AIM: From the entries below, reproduce exactly the lines from the one with "Recreate this image" through the one with "PLOT_BOTTOM + 8).attr('stroke', '#b3b3b3');", both included, without images.

DATA PROVIDED:
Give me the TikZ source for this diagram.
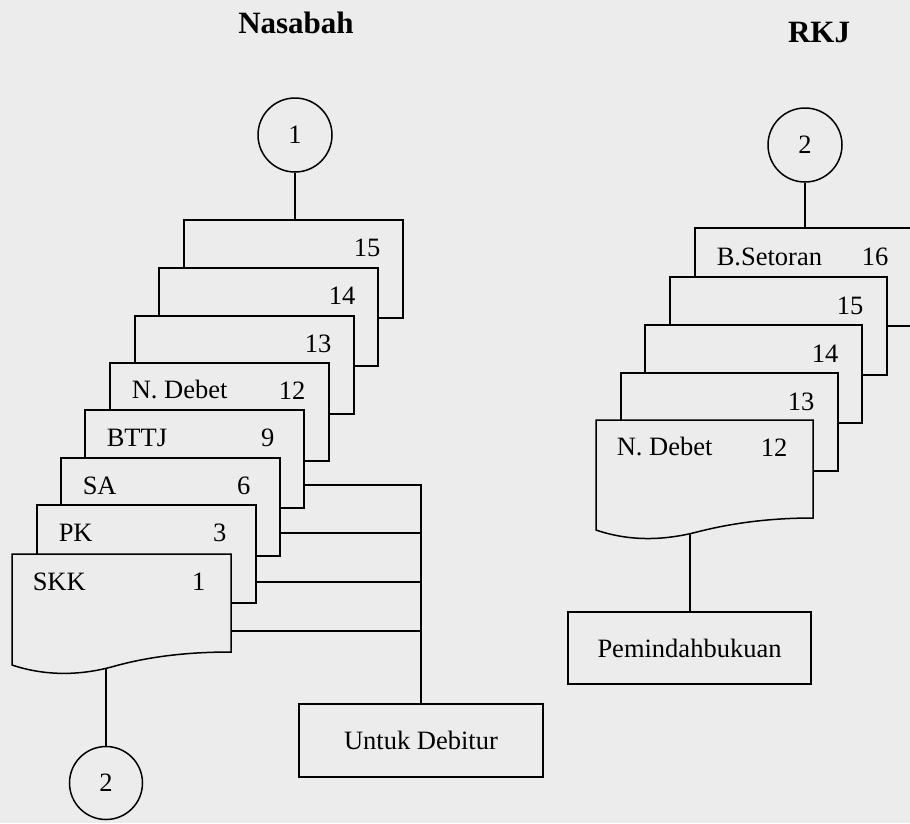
\documentclass[tikz,border=0pt]{standalone}
\usepackage{fontspec}
\setmainfont{Liberation Serif}
\definecolor{paper}{RGB}{236,236,237}
\begin{document}
\begin{tikzpicture}[x=1pt,y=-1pt,line width=1.5pt,
  sheet/.style={draw, fill=paper, anchor=north west, inner sep=0pt, outer sep=0pt,
    minimum width=219pt, minimum height=98pt},
  rsheet/.style={sheet, minimum width=217pt},
  txt/.style={font=\fontsize{26.5}{31}\selectfont, inner sep=0pt},
  title/.style={font=\bfseries\fontsize{31}{36}\selectfont, inner sep=0pt, anchor=base},
  conn/.style={draw, circle, fill=paper, minimum size=74pt, inner sep=0pt,
    font=\fontsize{26.5}{31}\selectfont},
  procbox/.style={draw, fill=paper, inner sep=0pt, outer sep=0pt,
    font=\fontsize{26.5}{31}\selectfont}
]
\useasboundingbox (0,0) rectangle (910,823);
\clip (0,0) rectangle (910,823);
\fill[paper] (0,0) rectangle (910,823);

% column headings
\node[title] (hNas) at (296,33) {Nasabah};
\node[title] (hRkj) at (819,42) {RKJ};

% ---------- Nasabah: stacked documents, back to front ----------
\node[sheet] (d15) at (184,220) {};
\node[sheet] (d14) at (159,268) {};
\node[sheet] (d13) at (135,316) {};
\node[sheet] (d12) at (110,363) {};
\node[sheet] (d9)  at (85,410) {};
\node[sheet] (d6)  at (61,458) {};
\node[sheet] (d3)  at (37,505) {};
\node[sheet, draw=none, fill=none] (skk) at (12,554) {};
\draw[fill=paper] (skk.north west) -- (skk.north east) -- (skk.south east)
  .. controls (195,652) and (155,655) .. (115,666)
  .. controls (80,676) and (45,676) .. ([yshift=-13pt]skk.south west) -- cycle;

% sheet captions and numbers
\node[txt, anchor=base east] (n15) at ([shift={(-22,36)}]d15.north east) {15};
\node[txt, anchor=base east] (n14) at ([shift={(-22,36)}]d14.north east) {14};
\node[txt, anchor=base east] (n13) at ([shift={(-22,36)}]d13.north east) {13};
\node[txt, anchor=base west] (t12) at ([shift={(21,35)}]d12.north west) {N. Debet};
\node[txt, anchor=base east] (n12) at ([shift={(-23,36)}]d12.north east) {12};
\node[txt, anchor=base west] (t9) at ([shift={(21,36)}]d9.north west) {BTTJ};
\node[txt, anchor=base east] (n9) at ([shift={(-29,36)}]d9.north east) {9};
\node[txt, anchor=base west] (t6) at ([shift={(21,36)}]d6.north west) {SA};
\node[txt, anchor=base east] (n6) at ([shift={(-29,36)}]d6.north east) {6};
\node[txt, anchor=base west] (t3) at ([shift={(21,36)}]d3.north west) {PK};
\node[txt, anchor=base east] (n3) at ([shift={(-29,36)}]d3.north east) {3};
\node[txt, anchor=base west] (t1) at ([shift={(20,36)}]skk.north west) {SKK};
\node[txt, anchor=base east] (n1) at ([shift={(-25,36)}]skk.north east) {1};

% connectors and output box
\node[conn] (c1) at (295,135) {1};
\draw (c1.south) -- (c1.south |- d15.north);

\node[conn, minimum size=73pt] (c2l) at (106,783) {2};
\coordinate (skkw) at (106,669);
\draw (skkw) -- (c2l.north);

\node[procbox, minimum width=244pt, minimum height=73pt] (ud) at (421,740.5) {Untuk Debitur};
\coordinate (j9) at (421,485);
\coordinate (j6) at (421,533);
\coordinate (j3) at (421,582);
\coordinate (j1) at (421,631);
\draw (d9.east |- j9) -- (j9) -- (ud.north);
\draw (d6.east |- j6) -- (j6);
\draw (d3.east |- j3) -- (j3);
\draw (skk.east |- j1) -- (j1);

% ---------- RKJ: stacked documents, back to front ----------
\node[rsheet] (r16) at (695,228) {};
\node[rsheet] (r15) at (670,277) {};
\node[rsheet] (r14) at (645,325) {};
\node[rsheet] (r13) at (621,373) {};
\node[rsheet, draw=none, fill=none] (rnd) at (596,420) {};
\draw[fill=paper] (rnd.north west) -- (rnd.north east) -- (rnd.south east)
  .. controls (770,518) and (732,523) .. (697,532)
  .. controls (662,541) and (628,541) .. ([yshift=-12pt]rnd.south west) -- cycle;

\node[txt, anchor=base west] (rt16) at ([shift={(21,37)}]r16.north west) {B.Setoran};
\node[txt, anchor=base east] (rn16) at ([shift={(-23,37)}]r16.north east) {16};
\node[txt, anchor=base east] (rn15) at ([shift={(-23,37)}]r15.north east) {15};
\node[txt, anchor=base east] (rn14) at ([shift={(-23,37)}]r14.north east) {14};
\node[txt, anchor=base east] (rn13) at ([shift={(-23,37)}]r13.north east) {13};
\node[txt, anchor=base west] (rt12) at ([shift={(20,35)}]rnd.north west) {N. Debet};
\node[txt, anchor=base east] (rn12) at ([shift={(-25,36)}]rnd.north east) {12};

\node[conn] (c2r) at (805,145) {2};
\draw (c2r.south) -- (c2r.south |- r16.north);

\node[procbox, minimum width=243pt, minimum height=72pt] (pb) at (689.5,648) {Pemindahbukuan};
\coordinate (ndw) at (690,534);
\draw (ndw) -- (ndw |- pb.north);
\end{tikzpicture}
\end{document}
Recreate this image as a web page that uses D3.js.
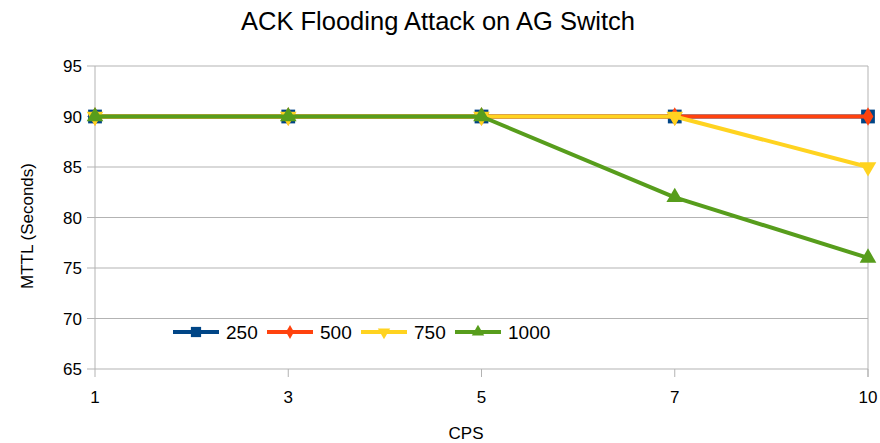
<!DOCTYPE html>
<html>
<head>
<meta charset="utf-8">
<script src="https://cdn.jsdelivr.net/npm/d3@7"></script>
<style>
  body { margin: 0; background: #fff; }
  text { font-family: "Liberation Sans", Arial, sans-serif; fill: #000; }
</style>
</head>
<body>
<div class="svg_container"></div>
<script>
const WIDTH = 880;
const HEIGHT = 443;

var categories = ["1", "3", "5", "7", "10"];
var seriesNames = ["250", "500", "750", "1000"];
var values250 = [90, 90, 90, 90, 90];
var values500 = [90, 90, 90, 90, 90];
var values750 = [90, 90, 90, 90, 85];
var values1000 = [90, 90, 90, 82, 76];
var yTicks = [65, 70, 75, 80, 85, 90, 95];

var colors = ["#004586", "#ff420e", "#ffd320", "#579d1c"];
var symbols = [d3.symbolSquare, d3.symbolDiamond, d3.symbolTriangle, d3.symbolTriangle];
var rotations = [0, 0, 180, 0];
var sizes = [190, 100, 120, 120];

var series = [values250, values500, values750, values1000];

var translate = function (x, y) {
  return "translate(" + x + "," + y + ")";
};

const PLOT_LEFT = 95, PLOT_RIGHT = 868, PLOT_TOP = 66, PLOT_BOTTOM = 369;

var xScale = d3.scalePoint().domain(categories).range([PLOT_LEFT, PLOT_RIGHT]);
var yScale = d3.scaleLinear().domain([65, 95]).range([PLOT_BOTTOM, PLOT_TOP]);

var svg = d3.select('.svg_container').append('svg')
  .attr('width', WIDTH)
  .attr('height', HEIGHT);

// grid lines
svg.append('g').selectAll('line')
  .data(yTicks).enter().append('line')
  .attr('x1', PLOT_LEFT - 8).attr('x2', PLOT_RIGHT)
  .attr('y1', d => yScale(d)).attr('y2', d => yScale(d))
  .attr('stroke', '#b3b3b3').attr('stroke-width', 1);

// left and right borders
svg.append('line').attr('x1', PLOT_LEFT).attr('x2', PLOT_LEFT)
  .attr('y1', PLOT_TOP).attr('y2', PLOT_BOTTOM).attr('stroke', '#b3b3b3');
svg.append('line').attr('x1', PLOT_RIGHT).attr('x2', PLOT_RIGHT)
  .attr('y1', PLOT_TOP).attr('y2', PLOT_BOTTOM + 8).attr('stroke', '#b3b3b3');

// x ticks
svg.append('g').selectAll('line')
  .data(categories).enter().append('line')
  .attr('x1', d => xScale(d)).attr('x2', d => xScale(d))
  .attr('y1', PLOT_BOTTOM).attr('y2', PLOT_BOTTOM + 8)
  .attr('stroke', '#b3b3b3');

svg.append('g').selectAll('text')
  .data(categories).enter().append('text')
  .attr('x', d => xScale(d)).attr('y', PLOT_BOTTOM + 34)
  .attr('text-anchor', 'middle')
  .style('font-size', '17px')
  .text(d => d);

svg.append('g').selectAll('text')
  .data(yTicks).enter().append('text')
  .attr('x', PLOT_LEFT - 13).attr('y', d => yScale(d) + 6)
  .attr('text-anchor', 'end')
  .style('font-size', '17px')
  .text(d => d);

// series
var line = d3.line()
  .x((d, i) => xScale(categories[i]))
  .y(d => yScale(d));

series.forEach(function (vals, s) {
  svg.append('path')
    .attr('d', line(vals))
    .attr('fill', 'none')
    .attr('stroke', colors[s])
    .attr('stroke-width', 4)
    .attr('stroke-linejoin', 'round');
  svg.append('g').selectAll('path')
    .data(vals).enter().append('path')
    .attr('d', d3.symbol().type(symbols[s]).size(sizes[s]))
    .attr('transform', (d, i) => translate(xScale(categories[i]), yScale(d)) + " rotate(" + rotations[s] + ")")
    .attr('fill', colors[s]);
});

// legend
var legendX = [173, 267, 361, 455];
var legendY = 332;
seriesNames.forEach(function (name, s) {
  var g = svg.append('g').attr('transform', translate(legendX[s], legendY));
  g.append('line').attr('x1', 0).attr('x2', 46)
    .attr('stroke', colors[s]).attr('stroke-width', 4);
  g.append('path')
    .attr('d', d3.symbol().type(symbols[s]).size(sizes[s] * 0.55))
    .attr('transform', translate(23, 0) + " rotate(" + rotations[s] + ")")
    .attr('fill', colors[s]);
  g.append('text').attr('x', 53).attr('y', 7)
    .style('font-size', '19px')
    .text(name);
});

// titles
svg.append('text').attr('x', 438).attr('y', 30)
  .attr('text-anchor', 'middle')
  .style('font-size', '25.5px')
  .text('ACK Flooding Attack on AG Switch');

svg.append('text').attr('x', 466).attr('y', 439)
  .attr('text-anchor', 'middle')
  .style('font-size', '17px')
  .text('CPS');

svg.append('text')
  .attr('transform', translate(33, 226) + " rotate(-90)")
  .attr('text-anchor', 'middle')
  .style('font-size', '17px')
  .text('MTTL (Seconds)');
</script>
</body>
</html>
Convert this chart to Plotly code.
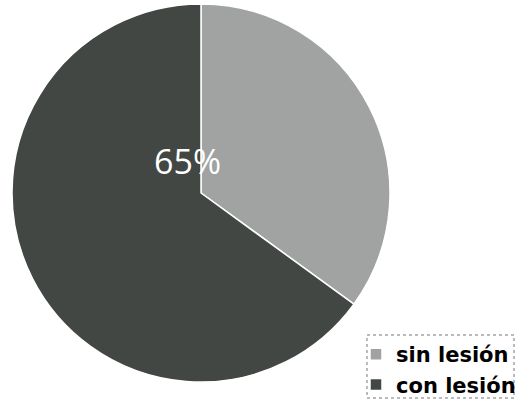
import plotly.graph_objects as go

labels = ["sin lesión", "con lesión"]
values = [35, 65]
colors = ["#a0a3a1", "#424744"]

W, H = 516, 402

fig = go.Figure(go.Pie(
    labels=labels,
    values=values,
    sort=False,
    direction="clockwise",
    rotation=0,
    marker=dict(colors=colors, line=dict(color="white", width=1.5)),
    textinfo="none",
    hoverinfo="label+percent",
    domain=dict(x=[12 / W, 390 / W], y=[(H - 382) / H, (H - 4) / H]),
))

fig.add_annotation(
    x=187 / W, y=(H - 161) / H, xref="paper", yref="paper",
    text="65%", showarrow=False,
    font=dict(family="Open Sans", size=34, color="white"),
)

fig.add_shape(
    type="rect", xref="paper", yref="paper",
    x0=367 / W, x1=514 / W, y0=(H - 398) / H, y1=(H - 335) / H,
    line=dict(color="#777777", width=1, dash="dot"),
)

fig.update_layout(
    width=W, height=H,
    margin=dict(l=0, r=0, t=0, b=0, autoexpand=False),
    paper_bgcolor="white",
    plot_bgcolor="white",
    showlegend=True,
    legend=dict(
        x=356 / W, y=(H - 334) / H, xanchor="left", yanchor="top",
        font=dict(family="DejaVu Sans", size=21, color="black", weight="bold"),
        tracegroupgap=0, itemwidth=30,
        bgcolor="rgba(0,0,0,0)",
    ),
)

fig.write_html(
    "out.html",
    config={"displayModeBar": False},
    post_script="document.body.style.margin='0';document.body.style.overflow='hidden';",
)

OUTPUT BELOW:
Recreate this image as a web page that uses D3.js.
<!DOCTYPE html>
<html>
<head>
<meta charset="utf-8">
<script src="https://cdn.jsdelivr.net/npm/d3@7"></script>
<style>
  body { margin: 0; background: #fff; }
  text { font-family: "Liberation Sans", Arial, sans-serif; fill: #000; }
</style>
</head>
<body>
<div class="svg_container"></div>
<script>
const WIDTH = 880;
const HEIGHT = 443;

var categories = ["1", "3", "5", "7", "10"];
var seriesNames = ["250", "500", "750", "1000"];
var values250 = [90, 90, 90, 90, 90];
var values500 = [90, 90, 90, 90, 90];
var values750 = [90, 90, 90, 90, 85];
var values1000 = [90, 90, 90, 82, 76];
var yTicks = [65, 70, 75, 80, 85, 90, 95];

var colors = ["#004586", "#ff420e", "#ffd320", "#579d1c"];
var symbols = [d3.symbolSquare, d3.symbolDiamond, d3.symbolTriangle, d3.symbolTriangle];
var rotations = [0, 0, 180, 0];
var sizes = [190, 100, 120, 120];

var series = [values250, values500, values750, values1000];

var translate = function (x, y) {
  return "translate(" + x + "," + y + ")";
};

const PLOT_LEFT = 95, PLOT_RIGHT = 868, PLOT_TOP = 66, PLOT_BOTTOM = 369;

var xScale = d3.scalePoint().domain(categories).range([PLOT_LEFT, PLOT_RIGHT]);
var yScale = d3.scaleLinear().domain([65, 95]).range([PLOT_BOTTOM, PLOT_TOP]);

var svg = d3.select('.svg_container').append('svg')
  .attr('width', WIDTH)
  .attr('height', HEIGHT);

// grid lines
svg.append('g').selectAll('line')
  .data(yTicks).enter().append('line')
  .attr('x1', PLOT_LEFT - 8).attr('x2', PLOT_RIGHT)
  .attr('y1', d => yScale(d)).attr('y2', d => yScale(d))
  .attr('stroke', '#b3b3b3').attr('stroke-width', 1);

// left and right borders
svg.append('line').attr('x1', PLOT_LEFT).attr('x2', PLOT_LEFT)
  .attr('y1', PLOT_TOP).attr('y2', PLOT_BOTTOM).attr('stroke', '#b3b3b3');
svg.append('line').attr('x1', PLOT_RIGHT).attr('x2', PLOT_RIGHT)
  .attr('y1', PLOT_TOP).attr('y2', PLOT_BOTTOM + 8).attr('stroke', '#b3b3b3');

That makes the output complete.